Так как аванса в 500 тысяч ливров ассигнациями было явно недостаточно для приобретения ружей, военное министерство постановило выделить Бомарше для этой цели дополнительные средства, при этом общая сумма кредитов не должна была превысить сумму отданных им в залог ценных бумаг; если бы продавцы не выполнили своих обязательств, Пьер Огюстен лишился бы залога, поскольку государство конфисковало бы его в счет погашения выданных авансов.
В связи с тем, что война с Австрией могла разразиться в любой момент, Бомарше торопился заключить сделку и 7 марта 1792 года отправил в Гаагу одного из своих друзей, бывшего офицера де Лаога, чтобы тот оформил покупку ружей и организовал их немедленную отправку во Францию.
Но Бомарше не учел, что французские чиновники будут вставлять ему палки в колеса. Некоторые сотрудники военного министерства пришли в ярость из-за того, что не они, а Бомарше должен был получить прибыль от этой операции, и всячески тормозили выдачу разрешения на ее осуществление.
Пока все это тянулось, Грава сместили с поста военного министра, заменив его Серваном, а затем министры начали со все возрастающей скоростью сменять один другого, и всего за месяц министерский портфель поочередно побывал у Лажара, д’Абанкура, Дюбушажа и, наконец, при Конвенте, оказался у сына привратника особняка де Кастра гражданина Паша.
Эта министерская чехарда только мешала делу. Правда, когда возникли первые трудности из-за того, что после объявления войны Голландия заявила о своем нейтралитете и наложила эмбарго на все поставки оружия, Бомарше вроде бы нашел выход из создавшегося положения: он сказал, что ружья предназначены для отправки на Антильские острова, где будут использованы исключительно для поддержания порядка в Карибском море.
Голландские министры, которых Бомарше почти уговорил, решили воспользоваться случаем и потребовали увеличить сумму залога за ружья, который не подлежал возврату покупателю в случае, если они попадали во Францию.
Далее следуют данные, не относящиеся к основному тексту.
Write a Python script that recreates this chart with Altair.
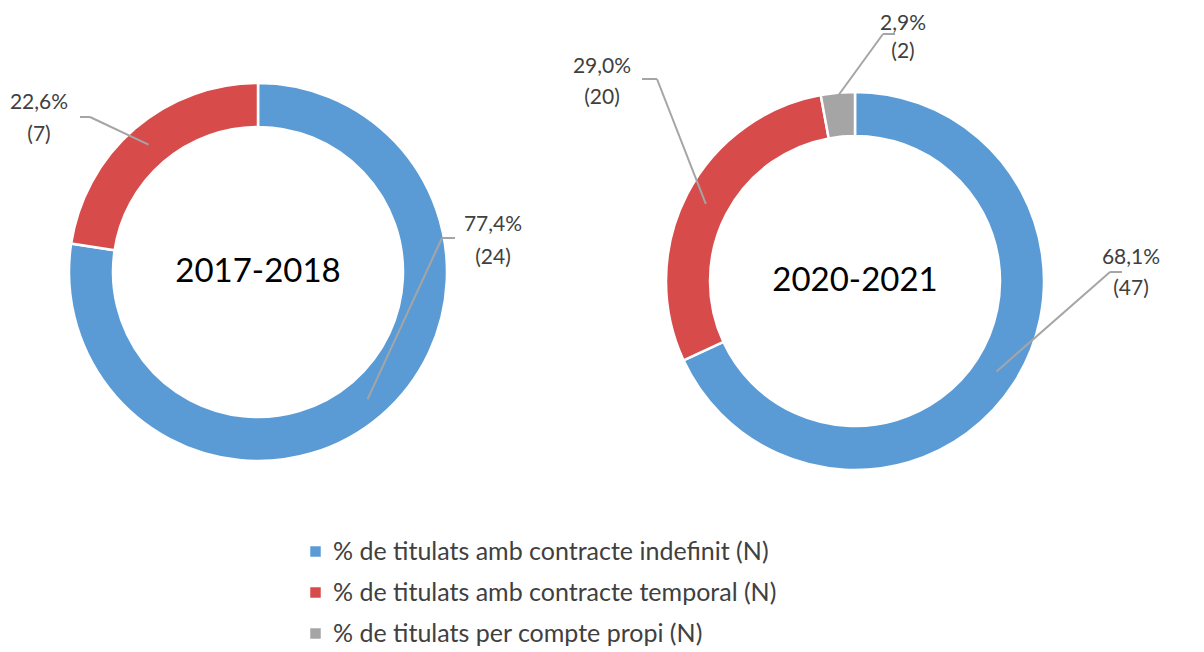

С этого момента данное дело переходило в компетенцию Министерства иностранных дел, которое возглавил Дюмурье. Бомарше знал его еще со времен поставок американцам, когда будущий министр командовал портом Шербур. Он написал Дюмурье и вскоре получил ответ:
«Я совершенно неуловим, во всяком случае в той же степени, в какой вы глухи, мой дорогой Бомарше. Но я люблю вас слушать, в особенности, когда у вас есть что-нибудь интересное мне сказать. Будьте же завтра в десять часов у меня, поскольку несчастье быть министром из нас двоих выпало мне. Обнимаю вас».
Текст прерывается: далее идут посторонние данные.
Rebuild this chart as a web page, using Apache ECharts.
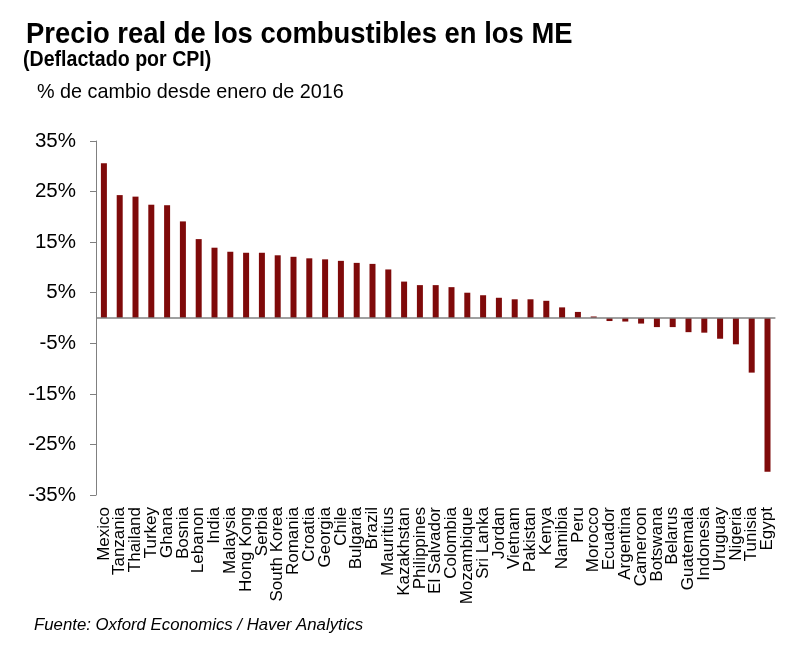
<!DOCTYPE html>
<html>
<head>
<meta charset="utf-8">
<script src="https://cdn.jsdelivr.net/npm/echarts@6/dist/echarts.min.js"></script>
<style>
html,body{margin:0;padding:0;background:#fff;}
#chart{width:800px;height:657px;}
</style>
</head>
<body>
<div id="chart"></div>
<script>
const countries = ["Mexico","Tanzania","Thailand","Turkey","Ghana","Bosnia","Lebanon","India","Malaysia","Hong Kong","Serbia","South Korea","Romania","Croatia","Georgia","Chile","Bulgaria","Brazil","Mauritius","Kazakhstan","Philippines","El Salvador","Colombia","Mozambique","Sri Lanka","Jordan","Vietnam","Pakistan","Kenya","Namibia","Peru","Morocco","Ecuador","Argentina","Cameroon","Botswana","Belarus","Guatemala","Indonesia","Uruguay","Nigeria","Tunisia","Egypt"];
const changePct = [30.6,24.3,24.0,22.4,22.3,19.1,15.6,13.9,13.1,12.9,12.9,12.4,12.1,11.8,11.6,11.3,10.9,10.7,9.6,7.2,6.5,6.5,6.1,5.0,4.5,4.0,3.7,3.7,3.4,2.1,1.2,0.3,-0.6,-0.7,-1.1,-1.8,-1.8,-2.8,-2.9,-4.1,-5.2,-10.8,-30.4];
const yTicks = [-35,-25,-15,-5,5,15,25,35];

const titleText = "Precio real de los combustibles en los ME";
const subtitleText = "(Deflactado por CPI)";
const unitText = "% de cambio desde enero de 2016";
const sourceText = "Fuente: Oxford Economics / Haver Analytics";

const chart = echarts.init(document.getElementById('chart'), null, {renderer:'canvas'});
const FONT = 'Arial, "Liberation Sans", sans-serif';
chart.setOption({
  animation: false,
  backgroundColor: '#ffffff',
  grid: {left: 96, right: 24.6, top: 141, bottom: 162, containLabel: false},
  graphic: [
    {type:'text', left: 26, top: 20, scaleY: 1.08, style:{text: titleText, font: 'bold 27.4px ' + FONT, fill:'#000'}},
    {type:'text', left: 23, top: 49, scaleY: 1.08, style:{text: subtitleText, font: 'bold 19.6px ' + FONT, fill:'#000'}},
    {type:'text', left: 37, top: 83, style:{text: unitText, font: '19.8px ' + FONT, fill:'#000'}},
    {type:'text', left: 34, top: 617, style:{text: sourceText, font: 'italic 16.8px ' + FONT, fill:'#000'}}
  ],
  xAxis: {
    type: 'category',
    data: countries,
    axisLine: {show: false, onZero: false},
    axisTick: {show: false},
    axisLabel: {rotate: 90, interval: 0, fontSize: 17, fontFamily: FONT, color: '#000', margin: 12}
  },
  yAxis: {
    type: 'value',
    min: -35, max: 35,
    axisLine: {show: true, lineStyle: {color: '#808080', width: 1}},
    axisTick: {show: true, length: 6, customValues: yTicks, lineStyle: {color: '#808080'}},
    axisLabel: {customValues: yTicks, formatter: v => v + '%', fontSize: 20.5, fontFamily: FONT, color: '#000', margin: 20},
    splitLine: {show: false}
  },
  series: [{
    type: 'bar',
    data: changePct,
    barWidth: 6,
    itemStyle: {color: '#7f0a0a'},
    markLine: {
      silent: true, symbol: 'none', label: {show: false},
      lineStyle: {color: '#808080', width: 1.5, type: 'solid'},
      data: [{yAxis: 0}]
    }
  }]
});
</script>
</body>
</html>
Судя по такой реакции, дело, казалось бы, должно было пойти на лад. Бомарше примчался на назначенную встречу. Дюмурье попросил его составить докладную записку по данному вопросу, Бомарше написал их целых пять, но у министра не нашлось времени, чтобы прочесть хотя бы одну. Как известно, во всех коммерческих делах, в которых участвует государство, решающее слово всегда принадлежит министру финансов. И тут нашему герою опять не повезло: пост министра финансов в тот момент занимал Клавьер, швейцарский банкир, друг Мирабо и противник Бомарше по делу Компании по распределению воды. Все обращения Пьера Огюстена в Министерство финансов так и остались без ответа.